▸ **WRITTEN PROBLEM**
Gather all lines in the entries that include the word "this".

▸ **Records from a data collection**
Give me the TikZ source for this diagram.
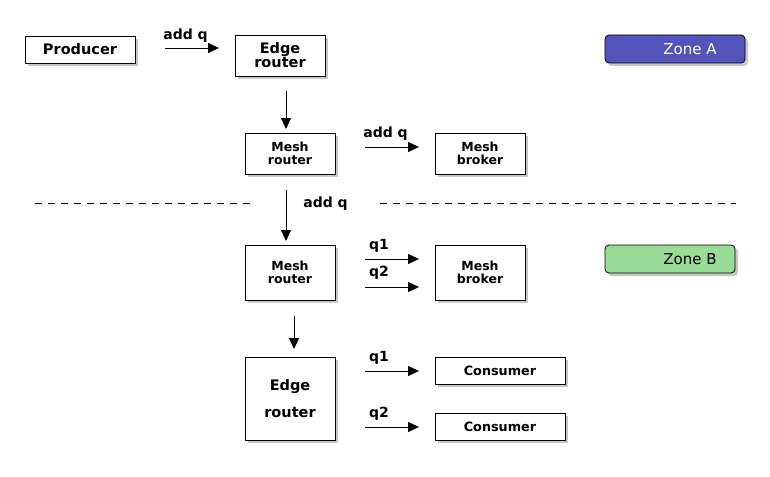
\documentclass[tikz,border=0pt]{standalone}
\usepackage{fontspec}
\setmainfont{DejaVu Sans}
\usetikzlibrary{arrows.meta,shadows}
\definecolor{zoneA}{RGB}{83,83,185}
\definecolor{zoneB}{RGB}{152,220,152}
\begin{document}
\begin{tikzpicture}[x=1pt,y=-1pt,
  box/.style={draw,line width=0.8pt,fill=white,inner sep=0pt,align=center,
    drop shadow={shadow xshift=3pt,shadow yshift=-3pt,fill=black!22,opacity=1}},
  big/.style={font=\fontsize{14.5}{14}\bfseries\selectfont},
  mid/.style={font=\fontsize{12.5}{13}\bfseries\selectfont},
  small/.style={font=\fontsize{12.8}{12}\bfseries\selectfont},
  zone/.style={draw,line width=0.8pt,rounded corners=4pt,inner sep=0pt,
    minimum height=28pt,font=\fontsize{15}{16}\selectfont,
    drop shadow={shadow xshift=3pt,shadow yshift=-3pt,fill=black!22,opacity=1}},
  arr/.style={line width=0.9pt,-{Triangle[length=11pt,width=10pt]}},
  lbl/.style={inner sep=0pt,font=\fontsize{14}{14}\bfseries\selectfont},
  sep/.style={line width=0.8pt,dash pattern=on 7pt off 6pt}]
\useasboundingbox[fill=white] (0,0) rectangle (770,476);

% boxes
\node[box,big,minimum width=110pt,minimum height=27pt] (prod) at (80,49.5) {Producer};
\node[box,big,minimum width=90pt,minimum height=41pt] (er1) at (280,55.5) {Edge\\router};
\node[box,mid,minimum width=90pt,minimum height=41pt] (mr1) at (290,153.5) {Mesh\\router};
\node[box,mid,minimum width=90pt,minimum height=41pt] (mb1) at (480,153.5) {Mesh\\broker};
\node[box,mid,minimum width=90pt,minimum height=55pt] (mr2) at (290,272.5) {Mesh\\router};
\node[box,mid,minimum width=90pt,minimum height=55pt] (mb2) at (480,272.5) {Mesh\\broker};
\node[box,big,minimum width=90pt,minimum height=83pt] (er2) at (290,398.5) {Edge\\[13pt]router};
\node[box,small,minimum width=130pt,minimum height=27pt] (c1) at (500,370.5) {Consumer};
\node[box,small,minimum width=130pt,minimum height=27pt] (c2) at (500,426.5) {Consumer};

% zones
\node[zone,fill=zoneA,text=white,minimum width=140pt] (za) at (675,49) {\hspace*{30pt}Zone A};
\node[zone,fill=zoneB,minimum width=130pt] (zb) at (670,259) {\hspace*{40pt}Zone B};

% arrow end points
\coordinate (a1s) at (165,48);  \coordinate (a1e) at (219,48);
\coordinate (v1s) at (286,91);  \coordinate (v1e) at (286,129);
\coordinate (a2s) at (365,147); \coordinate (a2e) at (419,147);
\coordinate (v2s) at (286,190); \coordinate (v2e) at (286,241);
\coordinate (a3s) at (365,259); \coordinate (a3e) at (419,259);
\coordinate (a4s) at (365,287); \coordinate (a4e) at (419,287);
\coordinate (v3s) at (294,316); \coordinate (v3e) at (294,349);
\coordinate (a5s) at (365,371); \coordinate (a5e) at (419,371);
\coordinate (a6s) at (365,427); \coordinate (a6e) at (419,427);

\draw[arr] (a1s) -- (a1e);
\draw[arr] (v1s) -- (v1e);
\draw[arr] (a2s) -- (a2e);
\draw[arr] (v2s) -- (v2e);
\draw[arr] (a3s) -- (a3e);
\draw[arr] (a4s) -- (a4e);
\draw[arr] (v3s) -- (v3e);
\draw[arr] (a5s) -- (a5e);
\draw[arr] (a6s) -- (a6e);

% labels
\node[lbl] (l1) at (185.5,36) {add q};
\node[lbl] (l2) at (385.5,134) {add q};
\node[lbl] (l3) at (325.5,204) {add q};
\node[lbl] (l4) at (379,246) {q1};
\node[lbl] (l5) at (379,273) {q2};
\node[lbl] (l6) at (379,358) {q1};
\node[lbl] (l7) at (379,414) {q2};

% zone separator
\coordinate (d1s) at (35,203);  \coordinate (d1e) at (250,203);
\coordinate (d2s) at (380,203); \coordinate (d2e) at (736,203);
\draw[sep] (d1s) -- (d1e);
\draw[sep] (d2s) -- (d2e);
\end{tikzpicture}
\end{document}
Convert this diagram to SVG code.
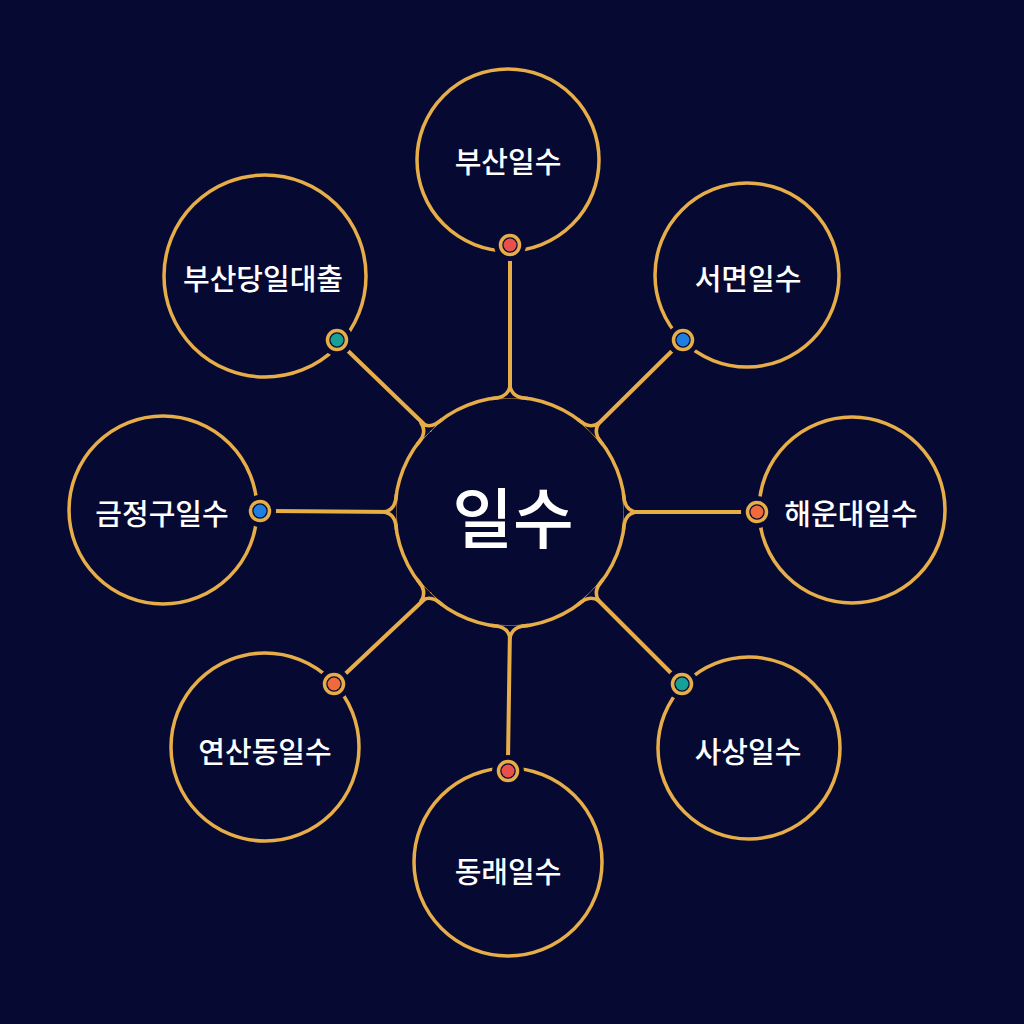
<svg xmlns="http://www.w3.org/2000/svg" width="1024" height="1024" viewBox="0 0 1024 1024">
<style>
.ring{fill:none;stroke:#e6ad48;stroke-width:3.5}
.conn{fill:none;stroke:#e6ad48;stroke-width:4;stroke-linecap:round}
.lbl{font-family:"Noto Sans CJK KR","Noto Sans",sans-serif;fill:#ffffff;font-size:29px;font-weight:500;text-anchor:middle;dominant-baseline:central}
.big{font-size:66px}
.gap{fill:#060a32}
.dring{fill:#060a32;stroke:#e6ad48;stroke-width:3.5}
</style>
<defs>
<g id="fillet">
<path d="M492,398.5 Q508,398 510,386 Q512,398 528,398.5" fill="#060a32" stroke="#e6ad48" stroke-width="3.5" stroke-linejoin="round"/>
</g>
</defs>
<rect width="1024" height="1024" fill="#060a32"/>
<g id="connectors">
<line class="conn" x1="510" y1="257" x2="510" y2="397"/>
<line class="conn" x1="675" y1="348" x2="592" y2="430"/>
<line class="conn" x1="745" y1="512" x2="625" y2="512"/>
<line class="conn" x1="674" y1="676" x2="592" y2="594"/>
<line class="conn" x1="508" y1="759" x2="510" y2="627"/>
<line class="conn" x1="343" y1="676" x2="430" y2="594"/>
<line class="conn" x1="272" y1="511" x2="395" y2="512"/>
<line class="conn" x1="346" y1="349" x2="430" y2="430"/>
</g>
<g id="center">
<circle class="ring" cx="510" cy="512" r="115"/>
<use href="#fillet"/>
<use href="#fillet" transform="rotate(45 510 512)"/>
<use href="#fillet" transform="rotate(90 510 512)"/>
<use href="#fillet" transform="rotate(135 510 512)"/>
<use href="#fillet" transform="rotate(180 510 512)"/>
<use href="#fillet" transform="rotate(225 510 512)"/>
<use href="#fillet" transform="rotate(270 510 512)"/>
<use href="#fillet" transform="rotate(315 510 512)"/>
<text class="lbl big" x="513" y="514">일수</text>
</g>
<g id="n-busan">
<circle class="ring" cx="508" cy="160" r="91"/>
<circle class="gap" cx="510" cy="245" r="16"/>
<circle class="dring" cx="510" cy="245" r="9.5"/>
<circle cx="510" cy="245" r="6.5" fill="#e8504c"/>
<text class="lbl" x="508" y="160">부산일수</text>
</g>
<g id="n-seomyeon">
<circle class="ring" cx="747" cy="275" r="92"/>
<circle class="gap" cx="683" cy="340" r="16"/>
<circle class="dring" cx="683" cy="340" r="9.5"/>
<circle cx="683" cy="340" r="6.5" fill="#1f7fe0"/>
<text class="lbl" x="748" y="277">서면일수</text>
</g>
<g id="n-haeundae">
<circle class="ring" cx="852" cy="510" r="93"/>
<circle class="gap" cx="757" cy="512" r="16"/>
<circle class="dring" cx="757" cy="512" r="9.5"/>
<circle cx="757" cy="512" r="6.5" fill="#f06a3c"/>
<text class="lbl" x="851" y="512">해운대일수</text>
</g>
<g id="n-sasang">
<circle class="ring" cx="749" cy="748" r="91"/>
<circle class="gap" cx="682" cy="684" r="16"/>
<circle class="dring" cx="682" cy="684" r="9.5"/>
<circle cx="682" cy="684" r="6.5" fill="#17a096"/>
<text class="lbl" x="748" y="750">사상일수</text>
</g>
<g id="n-dongnae">
<circle class="ring" cx="508" cy="862" r="94"/>
<circle class="gap" cx="508" cy="771" r="16"/>
<circle class="dring" cx="508" cy="771" r="9.5"/>
<circle cx="508" cy="771" r="6.5" fill="#e8504c"/>
<text class="lbl" x="508" y="870">동래일수</text>
</g>
<g id="n-yeonsan">
<circle class="ring" cx="265" cy="747" r="94"/>
<circle class="gap" cx="334" cy="684" r="16"/>
<circle class="dring" cx="334" cy="684" r="9.5"/>
<circle cx="334" cy="684" r="6.5" fill="#f06a3c"/>
<text class="lbl" x="265" y="750">연산동일수</text>
</g>
<g id="n-geumjeong">
<circle class="ring" cx="163" cy="510" r="94"/>
<circle class="gap" cx="260" cy="511" r="16"/>
<circle class="dring" cx="260" cy="511" r="9.5"/>
<circle cx="260" cy="511" r="6.5" fill="#1f7fe0"/>
<text class="lbl" x="162" y="512">금정구일수</text>
</g>
<g id="n-dangil">
<circle class="ring" cx="265" cy="276" r="101"/>
<circle class="gap" cx="337" cy="340" r="16"/>
<circle class="dring" cx="337" cy="340" r="9.5"/>
<circle cx="337" cy="340" r="6.5" fill="#17a096"/>
<text class="lbl" x="263" y="277">부산당일대출</text>
</g>
</svg>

▸ **TASK OUTPUT**
Give me the TikZ source for this diagram.
Convert this diagram to SVG code.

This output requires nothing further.